**DATA**
>> Begin

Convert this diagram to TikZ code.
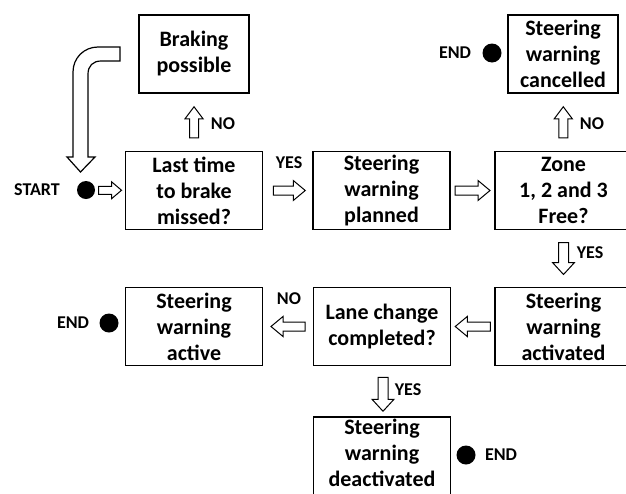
\documentclass[tikz,border=0pt]{standalone}
\usepackage{fontspec}
\setmainfont{Carlito}
\usetikzlibrary{calc}
\tikzset{
  boxtext/.style={inner sep=0pt, align=center, font=\bfseries\fontsize{22}{26}\selectfont},
  box/.style={boxtext, draw, line width=1.3pt, minimum width=137pt, minimum height=78pt},
  sbox/.style={box, minimum width=110pt},
  lbl/.style={font=\bfseries\fontsize{18}{20}\selectfont, inner sep=0pt},
  dot/.style={circle, fill=black, minimum size=19pt, inner sep=0pt},
  arrowline/.style={draw=black, fill=white, line width=1pt, line join=miter},
  pics/blk/.style n args={4}{code={
    \path[arrowline] (-#1/2,-#3/2) -- (#1/2-#4,-#3/2) -- (#1/2-#4,-#2/2) -- (#1/2,0)
      -- (#1/2-#4,#2/2) -- (#1/2-#4,#3/2) -- (-#1/2,#3/2) -- cycle;
  }}
}
\begin{document}
\begin{tikzpicture}[x=1pt,y=-1pt]
\useasboundingbox (0,0) rectangle (626,493);
\clip (0,0) rectangle (626,493);
% boxes
\node[sbox] (brake) at (194,54) {Braking\\possible};
\node[box] (last) at (194,190.5) {Last time\\to brake\\missed?};
\node[box] (planned) at (381.5,190.5) {Steering\\warning\\planned};
\node[box] (zone) at (563.5,190.5) {Zone\\1, 2 and 3\\Free?};
\node[sbox] (cancel) at (563,54) {Steering\\warning\\cancelled};
\node[box] (activated) at (563.5,326.5) {Steering\\warning\\activated};
\node[box] (lane) at (382,326.5) {Lane change\\completed?};
\node[box] (active) at (194,326.5) {Steering\\warning\\active};
\node[box] (deact) at (382,456) {};
\node[boxtext] (deacttext) at ($(deact.center)+(0,-3)$) {Steering\\warning\\deactivated};
% dots and labels
\node[dot, minimum size=18pt] (startdot) at (86,190) {};
\node[lbl] (start) at (37,190) {START};
\node[dot] (end1) at (492,53) {};
\node[lbl] (endl1) at (455,53) {END};
\node[dot] (end2) at (109,323) {};
\node[lbl] (endl2) at (73,323) {END};
\node[dot] (end3) at (466,455) {};
\node[lbl] (endl3) at (501,455) {END};
% block arrows
\pic at ($(startdot.east)!0.5!(last.west)$) {blk={23}{17}{8}{10}};
\pic[rotate=90] at ($(last.north)!0.5!(brake.south)$) {blk={31}{18}{9}{12}};
\pic at ($(last.east)!0.5!(planned.west)+(1.5,0)$) {blk={32}{20}{9}{12}};
\pic at ($(planned.east)!0.5!(zone.west)$) {blk={35}{20}{9}{12}};
\pic[rotate=90] at ($(zone.north)!0.5!(cancel.south)$) {blk={31}{18}{9}{12}};
\pic[rotate=-90] at ($(zone.south)!0.5!(activated.north)$) {blk={32}{22}{10}{12}};
\pic[rotate=180] at ($(activated.west)!0.5!(lane.east)$) {blk={35}{20}{9}{12}};
\pic[rotate=180] at ($(lane.west)!0.5!(active.east)$) {blk={34}{20}{9}{12}};
\pic[rotate=-90] at ($(lane.south)!0.5!(deact.north)+(1,3)$) {blk={34}{22}{10}{12}};
% arrow labels
\node[lbl] (no1) at (223,124) {NO};
\node[lbl] (no2) at (592,124) {NO};
\node[lbl] (no3) at (289,299) {NO};
\node[lbl] (yes1) at (289,163) {YES};
\node[lbl] (yes2) at (590,253) {YES};
\node[lbl] (yes3) at (408,390) {YES};
% return arrow
\path[arrowline, line width=1.2pt] (120,47) -- (98,47) .. controls (84,47) and (73,58) .. (73,72)
  -- (73,157) -- (67,157) -- (80.5,172) -- (95,157) -- (88,157) -- (88,74)
  .. controls (88,66) and (93,61) .. (101,61) -- (120,61) -- cycle;
\end{tikzpicture}
\end{document}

>> End

**THE PROBLEM**
Without including any picture, repeat the data exactly.

**SOLUTION TO THE EXERCISE**
Convert this diagram to TikZ code.
\documentclass[tikz,border=0pt]{standalone}
\usepackage{fontspec}
\setmainfont{Carlito}
\usetikzlibrary{calc}
\tikzset{
  boxtext/.style={inner sep=0pt, align=center, font=\bfseries\fontsize{22}{26}\selectfont},
  box/.style={boxtext, draw, line width=1.3pt, minimum width=137pt, minimum height=78pt},
  sbox/.style={box, minimum width=110pt},
  lbl/.style={font=\bfseries\fontsize{18}{20}\selectfont, inner sep=0pt},
  dot/.style={circle, fill=black, minimum size=19pt, inner sep=0pt},
  arrowline/.style={draw=black, fill=white, line width=1pt, line join=miter},
  pics/blk/.style n args={4}{code={
    \path[arrowline] (-#1/2,-#3/2) -- (#1/2-#4,-#3/2) -- (#1/2-#4,-#2/2) -- (#1/2,0)
      -- (#1/2-#4,#2/2) -- (#1/2-#4,#3/2) -- (-#1/2,#3/2) -- cycle;
  }}
}
\begin{document}
\begin{tikzpicture}[x=1pt,y=-1pt]
\useasboundingbox (0,0) rectangle (626,493);
\clip (0,0) rectangle (626,493);
% boxes
\node[sbox] (brake) at (194,54) {Braking\\possible};
\node[box] (last) at (194,190.5) {Last time\\to brake\\missed?};
\node[box] (planned) at (381.5,190.5) {Steering\\warning\\planned};
\node[box] (zone) at (563.5,190.5) {Zone\\1, 2 and 3\\Free?};
\node[sbox] (cancel) at (563,54) {Steering\\warning\\cancelled};
\node[box] (activated) at (563.5,326.5) {Steering\\warning\\activated};
\node[box] (lane) at (382,326.5) {Lane change\\completed?};
\node[box] (active) at (194,326.5) {Steering\\warning\\active};
\node[box] (deact) at (382,456) {};
\node[boxtext] (deacttext) at ($(deact.center)+(0,-3)$) {Steering\\warning\\deactivated};
% dots and labels
\node[dot, minimum size=18pt] (startdot) at (86,190) {};
\node[lbl] (start) at (37,190) {START};
\node[dot] (end1) at (492,53) {};
\node[lbl] (endl1) at (455,53) {END};
\node[dot] (end2) at (109,323) {};
\node[lbl] (endl2) at (73,323) {END};
\node[dot] (end3) at (466,455) {};
\node[lbl] (endl3) at (501,455) {END};
% block arrows
\pic at ($(startdot.east)!0.5!(last.west)$) {blk={23}{17}{8}{10}};
\pic[rotate=90] at ($(last.north)!0.5!(brake.south)$) {blk={31}{18}{9}{12}};
\pic at ($(last.east)!0.5!(planned.west)+(1.5,0)$) {blk={32}{20}{9}{12}};
\pic at ($(planned.east)!0.5!(zone.west)$) {blk={35}{20}{9}{12}};
\pic[rotate=90] at ($(zone.north)!0.5!(cancel.south)$) {blk={31}{18}{9}{12}};
\pic[rotate=-90] at ($(zone.south)!0.5!(activated.north)$) {blk={32}{22}{10}{12}};
\pic[rotate=180] at ($(activated.west)!0.5!(lane.east)$) {blk={35}{20}{9}{12}};
\pic[rotate=180] at ($(lane.west)!0.5!(active.east)$) {blk={34}{20}{9}{12}};
\pic[rotate=-90] at ($(lane.south)!0.5!(deact.north)+(1,3)$) {blk={34}{22}{10}{12}};
% arrow labels
\node[lbl] (no1) at (223,124) {NO};
\node[lbl] (no2) at (592,124) {NO};
\node[lbl] (no3) at (289,299) {NO};
\node[lbl] (yes1) at (289,163) {YES};
\node[lbl] (yes2) at (590,253) {YES};
\node[lbl] (yes3) at (408,390) {YES};
% return arrow
\path[arrowline, line width=1.2pt] (120,47) -- (98,47) .. controls (84,47) and (73,58) .. (73,72)
  -- (73,157) -- (67,157) -- (80.5,172) -- (95,157) -- (88,157) -- (88,74)
  .. controls (88,66) and (93,61) .. (101,61) -- (120,61) -- cycle;
\end{tikzpicture}
\end{document}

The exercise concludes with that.